Four 30-foot aisles in the 13,000-square-foot store are dedicated to farm and ranch products. Outside the store, a quarter of an acre is given over to 50-gallon to 300-gallon water troughs and tubs made of galvanized steel or polyurethane. Other offerings include cattle, chicken, deer, horse, and hog feeders along with standalone shelters, fencing, metal roofs, and the products used to finish the inside of a barn, such as sliding door tracks. You’ll find deer fencing there as well.
The dealer is also a Purina-approved distributor, carrying various types of animal and specialized feeds. Beus contacted the St. Louis-based animal feed manufacturer several months ago. A demographic study conducted by the company showed that Hartnagel had more than enough farm and ranch customers in the area to carry the Purina brand.
Hartnagel is physically one-third of Lumber Traders Inc., an employee stock-owned company with two other locations in the area, Angeles Millwork and Lumber and Angeles Millwork Showcase, a converted showroom in downtown Port Angeles.
When analyzing the possibilities in the category, Smith–soon to become the company’s CEO–draws comparisons to Lumber Trader’s roofing products sales, which were injected into the fold about 15 years ago. Now, roofing sales account for 40% of revenue.

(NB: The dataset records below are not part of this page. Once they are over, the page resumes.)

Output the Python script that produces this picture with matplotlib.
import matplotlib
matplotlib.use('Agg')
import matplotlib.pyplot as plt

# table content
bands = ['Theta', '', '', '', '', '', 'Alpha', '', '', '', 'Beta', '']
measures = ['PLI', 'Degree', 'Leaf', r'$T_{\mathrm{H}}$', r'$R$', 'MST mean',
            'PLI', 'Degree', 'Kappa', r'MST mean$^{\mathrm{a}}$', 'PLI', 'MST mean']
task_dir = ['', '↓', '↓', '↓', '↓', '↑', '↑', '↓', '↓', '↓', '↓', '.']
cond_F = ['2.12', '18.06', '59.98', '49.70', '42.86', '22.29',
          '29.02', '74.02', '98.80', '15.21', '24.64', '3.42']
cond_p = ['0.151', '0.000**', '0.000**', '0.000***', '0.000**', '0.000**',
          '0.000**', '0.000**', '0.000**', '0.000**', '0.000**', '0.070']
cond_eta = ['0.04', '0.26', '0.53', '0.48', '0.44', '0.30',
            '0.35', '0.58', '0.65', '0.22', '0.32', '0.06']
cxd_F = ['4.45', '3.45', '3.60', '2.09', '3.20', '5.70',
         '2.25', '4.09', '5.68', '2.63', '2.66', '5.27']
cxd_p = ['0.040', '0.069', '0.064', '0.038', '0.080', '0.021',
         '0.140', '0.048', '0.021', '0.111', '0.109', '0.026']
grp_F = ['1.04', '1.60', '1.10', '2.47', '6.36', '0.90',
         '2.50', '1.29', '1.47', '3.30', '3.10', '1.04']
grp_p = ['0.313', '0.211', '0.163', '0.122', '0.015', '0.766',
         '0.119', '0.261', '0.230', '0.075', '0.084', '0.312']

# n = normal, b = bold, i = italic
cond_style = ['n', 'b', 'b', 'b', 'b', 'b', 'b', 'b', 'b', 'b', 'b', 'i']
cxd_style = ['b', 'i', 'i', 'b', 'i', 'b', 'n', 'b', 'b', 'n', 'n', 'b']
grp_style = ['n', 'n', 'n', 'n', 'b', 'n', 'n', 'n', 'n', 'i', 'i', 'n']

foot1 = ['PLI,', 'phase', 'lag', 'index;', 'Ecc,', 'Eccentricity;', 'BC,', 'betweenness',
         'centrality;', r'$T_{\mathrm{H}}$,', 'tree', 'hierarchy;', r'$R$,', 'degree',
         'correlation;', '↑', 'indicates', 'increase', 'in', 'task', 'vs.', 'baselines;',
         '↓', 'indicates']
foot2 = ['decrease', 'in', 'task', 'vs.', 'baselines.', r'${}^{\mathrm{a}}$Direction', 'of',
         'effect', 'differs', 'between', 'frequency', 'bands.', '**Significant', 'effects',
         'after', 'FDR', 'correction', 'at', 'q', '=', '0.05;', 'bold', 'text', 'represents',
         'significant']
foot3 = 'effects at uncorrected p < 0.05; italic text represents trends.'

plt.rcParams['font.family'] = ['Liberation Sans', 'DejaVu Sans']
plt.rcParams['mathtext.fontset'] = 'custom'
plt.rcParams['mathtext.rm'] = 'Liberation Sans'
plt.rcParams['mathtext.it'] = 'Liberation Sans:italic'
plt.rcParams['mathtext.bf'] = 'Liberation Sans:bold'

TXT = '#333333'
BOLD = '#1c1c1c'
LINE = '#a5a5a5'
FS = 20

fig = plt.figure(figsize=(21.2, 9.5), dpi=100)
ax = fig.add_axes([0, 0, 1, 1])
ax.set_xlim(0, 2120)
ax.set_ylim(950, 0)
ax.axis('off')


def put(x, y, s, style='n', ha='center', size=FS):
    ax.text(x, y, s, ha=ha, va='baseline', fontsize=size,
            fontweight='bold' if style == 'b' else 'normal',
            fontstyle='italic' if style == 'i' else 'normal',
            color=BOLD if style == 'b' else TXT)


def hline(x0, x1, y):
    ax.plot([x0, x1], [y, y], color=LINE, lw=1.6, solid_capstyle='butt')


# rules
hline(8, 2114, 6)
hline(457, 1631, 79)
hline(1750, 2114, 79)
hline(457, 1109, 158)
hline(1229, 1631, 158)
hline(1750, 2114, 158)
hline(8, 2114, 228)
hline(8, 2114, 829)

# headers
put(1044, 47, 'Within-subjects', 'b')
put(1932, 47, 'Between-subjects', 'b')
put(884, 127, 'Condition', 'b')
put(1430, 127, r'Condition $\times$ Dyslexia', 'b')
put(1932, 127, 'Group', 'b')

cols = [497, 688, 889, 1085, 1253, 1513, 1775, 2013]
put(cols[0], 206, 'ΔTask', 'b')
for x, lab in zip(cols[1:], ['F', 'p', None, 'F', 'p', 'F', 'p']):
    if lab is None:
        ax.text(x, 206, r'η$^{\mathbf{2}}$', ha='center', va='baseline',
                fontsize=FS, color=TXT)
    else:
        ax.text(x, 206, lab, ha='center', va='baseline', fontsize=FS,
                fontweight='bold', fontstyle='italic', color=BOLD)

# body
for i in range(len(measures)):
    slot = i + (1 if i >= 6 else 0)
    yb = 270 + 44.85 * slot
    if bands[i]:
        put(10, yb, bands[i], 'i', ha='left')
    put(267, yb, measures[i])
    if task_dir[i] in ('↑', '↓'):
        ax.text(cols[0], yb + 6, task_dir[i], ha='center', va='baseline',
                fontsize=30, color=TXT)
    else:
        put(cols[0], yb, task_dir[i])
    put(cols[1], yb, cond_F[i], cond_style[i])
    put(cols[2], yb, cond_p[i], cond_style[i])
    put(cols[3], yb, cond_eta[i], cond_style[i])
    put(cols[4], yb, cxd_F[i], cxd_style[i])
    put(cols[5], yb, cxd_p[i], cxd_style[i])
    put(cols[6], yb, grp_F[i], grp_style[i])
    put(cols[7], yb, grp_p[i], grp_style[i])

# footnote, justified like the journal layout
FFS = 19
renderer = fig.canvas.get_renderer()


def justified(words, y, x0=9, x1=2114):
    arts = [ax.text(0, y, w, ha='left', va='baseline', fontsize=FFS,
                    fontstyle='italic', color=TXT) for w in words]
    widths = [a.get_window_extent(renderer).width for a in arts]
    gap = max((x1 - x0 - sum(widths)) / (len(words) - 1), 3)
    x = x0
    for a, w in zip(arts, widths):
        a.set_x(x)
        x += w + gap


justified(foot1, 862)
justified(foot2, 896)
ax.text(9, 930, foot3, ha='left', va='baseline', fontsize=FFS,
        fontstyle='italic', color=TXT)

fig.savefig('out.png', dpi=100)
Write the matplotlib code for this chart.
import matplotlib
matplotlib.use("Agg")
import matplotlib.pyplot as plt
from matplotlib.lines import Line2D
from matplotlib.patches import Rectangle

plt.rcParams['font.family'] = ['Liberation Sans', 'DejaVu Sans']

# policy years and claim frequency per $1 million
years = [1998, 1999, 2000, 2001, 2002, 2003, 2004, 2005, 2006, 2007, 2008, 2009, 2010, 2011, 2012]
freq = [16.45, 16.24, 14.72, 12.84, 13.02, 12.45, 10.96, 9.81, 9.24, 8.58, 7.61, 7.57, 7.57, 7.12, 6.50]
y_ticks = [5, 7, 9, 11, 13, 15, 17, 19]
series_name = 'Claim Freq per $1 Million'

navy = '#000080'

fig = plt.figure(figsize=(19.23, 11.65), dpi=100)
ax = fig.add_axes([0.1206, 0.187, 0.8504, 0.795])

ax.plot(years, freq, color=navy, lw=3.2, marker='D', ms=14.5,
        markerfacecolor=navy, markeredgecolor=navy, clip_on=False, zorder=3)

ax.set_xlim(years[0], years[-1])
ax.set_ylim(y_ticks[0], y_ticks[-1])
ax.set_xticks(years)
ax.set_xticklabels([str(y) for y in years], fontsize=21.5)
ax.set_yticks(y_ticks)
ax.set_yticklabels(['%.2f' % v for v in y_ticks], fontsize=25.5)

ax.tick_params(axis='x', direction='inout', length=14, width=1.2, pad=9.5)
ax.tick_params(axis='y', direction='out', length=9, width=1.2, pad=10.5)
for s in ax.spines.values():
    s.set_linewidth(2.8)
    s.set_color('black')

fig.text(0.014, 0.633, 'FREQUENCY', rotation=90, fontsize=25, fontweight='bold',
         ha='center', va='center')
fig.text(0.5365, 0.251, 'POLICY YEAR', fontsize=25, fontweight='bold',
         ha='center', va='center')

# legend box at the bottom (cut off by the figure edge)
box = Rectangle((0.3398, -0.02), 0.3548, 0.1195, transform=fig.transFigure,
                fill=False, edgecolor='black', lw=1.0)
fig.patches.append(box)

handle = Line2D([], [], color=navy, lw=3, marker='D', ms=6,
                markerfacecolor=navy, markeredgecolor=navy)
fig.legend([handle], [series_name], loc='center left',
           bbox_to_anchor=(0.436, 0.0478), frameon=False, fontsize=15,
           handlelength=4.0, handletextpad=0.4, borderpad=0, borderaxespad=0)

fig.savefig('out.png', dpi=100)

Arguably, the king of LBM dealers that cater to the farm and ranch crowd is McCoy’s Building Supply in San Marcos, Texas. Among McCoy’s 84 lumberyards and stores in five states, 82 locations carry agriculture products, and 60 maintain a full-line assortment, according to David Dollar, a farm and ranch/building materials manager at the company’s corporate headquarters.
In 2008, McCoy’s ranked 11th on the ProSales 100 with sales of $567 million. McCoy’s estimates 5% to 6% of those dollars–$28 million to $34 million annually–are purely from farm and ranch.